In 2006, the Australian bespoke flooring specialist, Modieus, produced a scented carpet featuring a backing containing vanilla and rose fibres.
The carpet was 100 per cent wool and the backing was a natural composite material which included wood chips mixed with the required fragrances, ground to fineness and mixed with a natural binder before being covered with a vacuum film and hermetically sealed.
It was an early exponent of sensory branding — connecting consumers to a brand through the senses — that's now being explored more and more; the US corporation, International Flavours and Fragrances, has been partnering companies in many countries to help increase their brand identification through the use of scent.
And all sorts of clever stuff involving cork floors and laminate underlays is going into keeping noise levels down, something that enhances our sense of wellbeing, especially when combined with acoustic panelling and soft furnishing. Anyone who's spent an evening writing a column or two in TAP Air, the new premium passenger lounge at Lisbon's Humberto Delgado Airport, will know that.
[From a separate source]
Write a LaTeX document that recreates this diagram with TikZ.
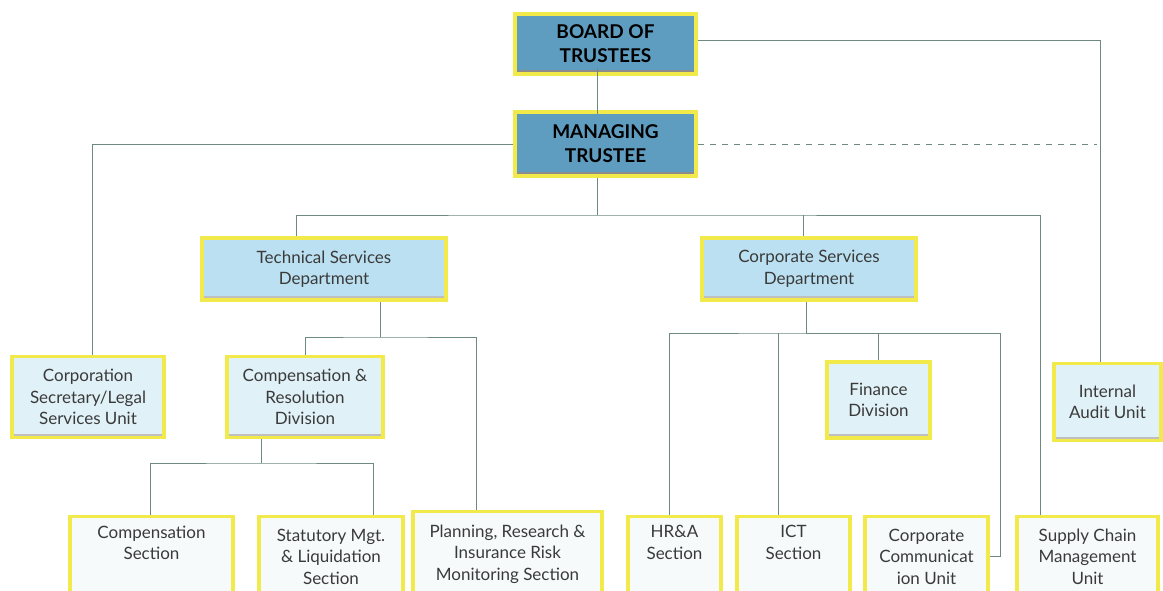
\documentclass[tikz,border=0pt]{standalone}
\usepackage{fontspec}
\setmainfont{Lato}
\definecolor{ybord}{HTML}{F2E94A}
\definecolor{topfill}{HTML}{5F9DC0}
\definecolor{midfill}{HTML}{BBE0F1}
\definecolor{lowfill}{HTML}{E0F1F7}
\definecolor{botfill}{HTML}{F7FAFB}
\definecolor{linec}{HTML}{6E8A80}
\definecolor{txtc}{HTML}{3A3A3A}
\tikzset{
  basebox/.style={draw=ybord, line width=3.5pt, rectangle, align=center, inner sep=2pt,
    font=\fontsize{17}{21.5}\selectfont, text=txtc,
    path picture={\draw[black!25, line width=2pt] ([yshift=3pt]path picture bounding box.south west) -- ([yshift=3pt]path picture bounding box.south east);}},
  topbox/.style={basebox, fill=topfill, text=black, font=\fontsize{19}{24}\bfseries\selectfont,
    path picture={\draw[black!45, line width=2pt] ([yshift=3pt]path picture bounding box.south west) -- ([yshift=3pt]path picture bounding box.south east);}},
  midbox/.style={basebox, fill=midfill},
  lowbox/.style={basebox, fill=lowfill},
  botbox/.style={basebox, fill=botfill},
  conn/.style={draw=linec, line width=0.8pt},
  dconn/.style={conn, dash pattern=on 6pt off 6pt}
}
\begin{document}
\begin{tikzpicture}[x=1pt,y=-1pt]
\useasboundingbox (0,0) rectangle (1163,590);
\clip (0,0) rectangle (1163,590);
\fill[white] (0,0) rectangle (1163,590);
% top
\node[topbox, minimum width=181pt, minimum height=60pt] (board) at (605.5,44) {BOARD OF\\TRUSTEES};
\node[topbox, minimum width=181pt, minimum height=64pt] (mt) at (605.5,144) {MANAGING\\TRUSTEE};
% departments
\node[midbox, minimum width=244pt, minimum height=62pt] (tsd) at (324,269) {Technical Services\\Department};
\node[midbox, minimum width=214pt, minimum height=62pt] (csd) at (809,269) {Corporate Services\\Department};
% third level
\node[lowbox, minimum width=152pt, minimum height=81pt] (corp) at (88,397) {Corporation\\Secretary/Legal\\Services Unit};
\node[lowbox, minimum width=156pt, minimum height=81pt] (cr) at (305,397) {Compensation \&\\Resolution\\Division};
\node[lowbox, minimum width=103pt, minimum height=76pt] (fin) at (878.5,400) {Finance\\Division};
\node[lowbox, minimum width=107pt, minimum height=77pt] (ia) at (1107.5,402) {Internal\\Audit Unit};
% bottom row
\node[botbox, minimum width=163pt, minimum height=80pt] (comp) at (151.5,556.5) {Compensation\\Section\\\strut};
\node[botbox, minimum width=144pt, minimum height=80pt] (stat) at (331,556.5) {Statutory Mgt.\\\& Liquidation\\Section};
\node[botbox, minimum width=189pt, minimum height=85pt] (plan) at (507.5,554) {Planning, Research \&\\Insurance Risk\\Monitoring Section};
\node[botbox, minimum width=93pt, minimum height=80pt] (hra) at (674.5,556.5) {HR\&A\\Section\\\strut};
\node[botbox, minimum width=113pt, minimum height=80pt] (ict) at (793.5,556.5) {ICT\\Section\\\strut};
\node[botbox, minimum width=123pt, minimum height=80pt] (cc) at (926.5,556.5) {Corporate\\Communicat\\ion Unit};
\node[botbox, minimum width=141pt, minimum height=80pt] (scm) at (1087.5,556.5) {Supply Chain\\Management\\Unit};
% helper coordinates
\coordinate (bus1) at (597,215);
\coordinate (b2) at (380,337);
\coordinate (b3) at (261,463);
\coordinate (b4) at (806,333);
\coordinate (ccr) at (1000,333);
\coordinate (dashend) at (1097,143);
% connectors
\draw[conn] ([xshift=-8.5pt,yshift=8pt]board.south) -- ([xshift=-8.5pt,yshift=-4pt]mt.north);
\draw[conn] ([yshift=4pt]board.east) -| ([xshift=-7pt]ia.north);
\draw[conn] (mt.west) -| ([xshift=4pt]corp.north);
\draw[dconn] (mt.east) -- (dashend |- mt.east);
\draw[conn] (mt.south -| bus1) -- (bus1);
\draw[conn] ([xshift=-28pt]tsd.north) |- (bus1) -| ([xshift=-47.5pt]scm.north);
\draw[conn] ([xshift=-6pt]csd.north) -- ([xshift=-6pt]csd.north |- bus1);
% technical services
\draw[conn] (tsd.south -| b2) -- (b2);
\draw[conn] (cr.north) |- (b2) -| ([xshift=-31.5pt]plan.north);
\draw[conn] (cr.south -| b3) -- (b3);
\draw[conn] ([xshift=-1.5pt]comp.north) |- (b3) -| ([xshift=42pt]stat.north);
% corporate services
\draw[conn] (csd.south -| b4) -- (b4);
\draw[conn] ([xshift=-5.5pt]hra.north) |- (b4) -| (fin.north);
\draw[conn] ([xshift=-15.5pt]ict.north) -- ([xshift=-15.5pt]ict.north |- b4);
\draw[conn] (b4) -- (ccr) |- (cc.east);
\end{tikzpicture}
\end{document}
Next year will have its colours, of course. Dulux have defined them as Tranquil Dawn and have produced a series of complimentary palettes to give life to the philosophy behind a concept "inspired by the morning sky, to help give homes the human touch".
For the American colour company Pantone, it's Classic Blue, (or Pantone 19-4052, if you really want to get nerdy), a shade they describe as "a reassuring presence instilling calm, confidence and connection".
Pantone was founded in 1950s as a New York printing company before moving to Carlstadt, New Jersey, and since 2000, its trend-forecasting Pantone Color Institute has been telling us what we'll be putting on our walls and why.
This past year, it was Living Coral, "animating and life-affirming". The 2020 shade will bring "a sense of peace and tranquillity to the human spirit, offering refuge". So now you know.
I do bet though that, whatever happens next in interiors, there are those out there making sure we'll sense it, long before we see, feel or smell it.